Yoo: I think Kim Gi-jung and Kim Sa-rang wanted the win more than we did. They showed astonishing levels of concentration, especially during net play. We must play better next time.

How does it feel playing against other South Korean teams in international competitions?

Lee: The level of performance among the teams is more or less the same. Also, since we are ranked at the top right now, we feel the pressure. The opponents know more about us than we know about them.

Yoo: We’ve also been focused on playing against teams from other countries before. But we might have to play other South Korean teams in the Olympics, so we must think them as our opponents rather than our compatriots.

How are your conditions?

Lee: We hope to be able to get as many games in as possible before the summer. We plan to focus on developing physical stamina about a month before the Olympics.

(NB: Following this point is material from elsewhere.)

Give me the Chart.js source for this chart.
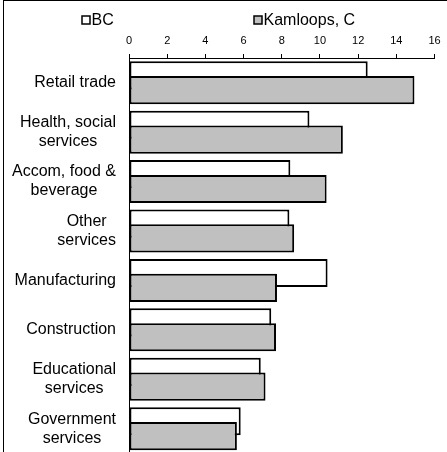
<!DOCTYPE html>
<html>
<head>
<meta charset="utf-8">
<script src="https://cdn.jsdelivr.net/npm/chart.js@4.4.1/dist/chart.umd.min.js"></script>
<style>
	html, body { margin: 0; padding: 0; background: #fff; overflow: hidden; }
	#wrap { position: relative; width: 447px; height: 452px; overflow: hidden; }
	#wrap canvas { position: absolute; left: 0; top: 0; }
	.frame-left { position: absolute; left: 3px; top: 0; width: 1px; height: 452px; background: #000; }
	.frame-top { position: absolute; left: 3px; top: 0; width: 444px; height: 1px; background: #000; }
</style>
</head>
<body>
<div id="wrap">
	<canvas id="chart" width="447" height="456"></canvas>
	<div class="frame-left"></div>
	<div class="frame-top"></div>
</div>
<script>
// chart data
const categories = [
	'Retail trade',
	['Health, social', 'services'],
	['Accom, food &', 'beverage'],
	['Other', 'services'],
	'Manufacturing',
	'Construction',
	['Educational', 'services'],
	['Government', 'services']
];
const seriesNames = ['BC', 'Kamloops, C'];
const bcValues = [12.5, 9.45, 8.45, 8.4, 10.4, 7.45, 6.9, 5.85];
const kamloopsValues = [14.95, 11.2, 10.35, 8.65, 7.75, 7.7, 7.15, 5.65];
const xTicks = [0, 2, 4, 6, 8, 10, 12, 14, 16];

const FONT = 'Arial, "Liberation Sans", sans-serif';

// second series overlaps the first, so draw datasets in index order
const drawOrder = {
	id: 'drawOrder',
	beforeDatasetsDraw(chart) {
		chart.data.datasets.forEach((ds, i) => chart.getDatasetMeta(i).controller.draw());
		return false;
	}
};

// category labels: block right aligned, lines centred inside the block
const catLabels = {
	id: 'catLabels',
	afterDraw(chart) {
		const { ctx } = chart;
		const yScale = chart.scales.y;
		const right = yScale.right - 13;
		ctx.save();
		ctx.font = '16px ' + FONT;
		ctx.fillStyle = '#000';
		ctx.textAlign = 'center';
		ctx.textBaseline = 'middle';
		chart.data.labels.forEach((lab, i) => {
			const lines = Array.isArray(lab) ? lab : [lab];
			const w = Math.max(...lines.map(l => ctx.measureText(l).width));
			const cx = right - w / 2;
			const cy = yScale.getPixelForTick(i);
			lines.forEach((l, j) => {
				ctx.fillText(l, cx, cy + (j - (lines.length - 1) / 2) * 19);
			});
		});
		ctx.restore();
	}
};

// legend drawn like the original, items spread apart
const boxLegend = {
	id: 'boxLegend',
	afterDraw(chart) {
		const { ctx } = chart;
		const itemX = [82, 254];
		ctx.save();
		ctx.font = '16px ' + FONT;
		ctx.textBaseline = 'middle';
		ctx.textAlign = 'left';
		chart.data.datasets.forEach((ds, i) => {
			const x = itemX[i];
			ctx.fillStyle = ds.backgroundColor;
			ctx.fillRect(x, 16, 8, 8);
			ctx.strokeStyle = '#000';
			ctx.lineWidth = 1.5;
			ctx.strokeRect(x, 16, 8, 8);
			ctx.fillStyle = '#000';
			ctx.fillText(ds.label, x + 9.5, 20.5);
		});
		ctx.restore();
	}
};

function main() {
	const ctx = document.getElementById('chart');
	new Chart(ctx, {
		type: 'bar',
		data: {
			labels: categories,
			datasets: [
				{
					label: seriesNames[0],
					data: bcValues,
					backgroundColor: '#ffffff',
					borderColor: '#000000',
					borderWidth: 2,
					borderSkipped: false
				},
				{
					label: seriesNames[1],
					data: kamloopsValues,
					backgroundColor: '#c0c0c0',
					borderColor: '#000000',
					borderWidth: 2,
					borderSkipped: false
				}
			]
		},
		options: {
			indexAxis: 'y',
			responsive: false,
			animation: false,
			categoryPercentage: 0.6,
			barPercentage: 1.9,
			layout: { padding: { left: 0, right: 12.5, top: 30, bottom: 2.6 } },
			plugins: {
				legend: { display: false },
				tooltip: { enabled: false }
			},
			scales: {
				x: {
					position: 'top',
					min: 0,
					max: 16,
					afterBuildTicks(scale) {
						scale.ticks = xTicks.map(v => ({ value: v }));
					},
					afterFit(scale) { scale.height = 28; },
					grid: {
						drawOnChartArea: false,
						drawTicks: true,
						tickLength: 4,
						color: '#000',
						lineWidth: 1
					},
					border: { display: true, color: '#000', width: 1 },
					ticks: {
						padding: 6,
						color: '#000',
						font: { family: FONT, size: 11 },
						maxRotation: 0
					}
				},
				y: {
					afterFit(scale) { scale.width = 129; },
					grid: { drawOnChartArea: false, drawTicks: false },
					border: { display: true, color: '#000', width: 1 },
					ticks: { display: false }
				}
			}
		},
		plugins: [drawOrder, catLabels, boxLegend]
	});
}

document.addEventListener('DOMContentLoaded', main);
</script>
</body>
</html>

Yoo: I had an injury on my right shoulder but I think it is almost fully recovered. I did not feel so good early this year but it is getting better. If we play the game at our pace, then we definitely have decent chance of winning gold at Rio.

How confident are you about the Olympics?

Lee: Just because we are ranked at the top does not mean gold is guaranteed. We go into the summer games as contenders. Personally, I think the Rio Olympics will be the last summer games of my career.

Yoo: We cannot go into the Olympics lighthearted. Of course our goal is gold but there can be so many variations and unexpected elements. Nothing is certain even for top-ranking teams. No one is a defending champion. Everyone is in the same boat and must fight for the honor.

Lee, why do you think the Rio Olympics will be your last summer games?

Lee: Other badminton players join the national team once they are out of college. But I had the chance to represent Korea before even I graduated from high school, playing for the team in the Asian Games at Doha in 2006. I earned my first Olympics gold in 2008 at Beijing in mixed doubles. The Rio Olympics will be my third Olympics. I love the sport but I have been on the national team a little too long, it feels like. If I have the chance to earn medal at the 2020 Tokyo Olympics, I would definitely take a shot at it but I think the Olympics this summer would be the most opportune moment for me to wrap up my Olympics appearances. I am not thinking about what will happen after the Rio Olympics.

What do you think is the most important thing you need to succeed on a big stage such as the Olympics?

Lee: Experience and confidence. There is limit to how much an athlete can develop his skills. What comes next is control over his mind, trust in himself and his ability to play on a big stage. For us, even when we are in a tight game, we always think we will come out winning the match. Even when we are losing, we believe that we can catch up. We talk about this kind of stuff a lot.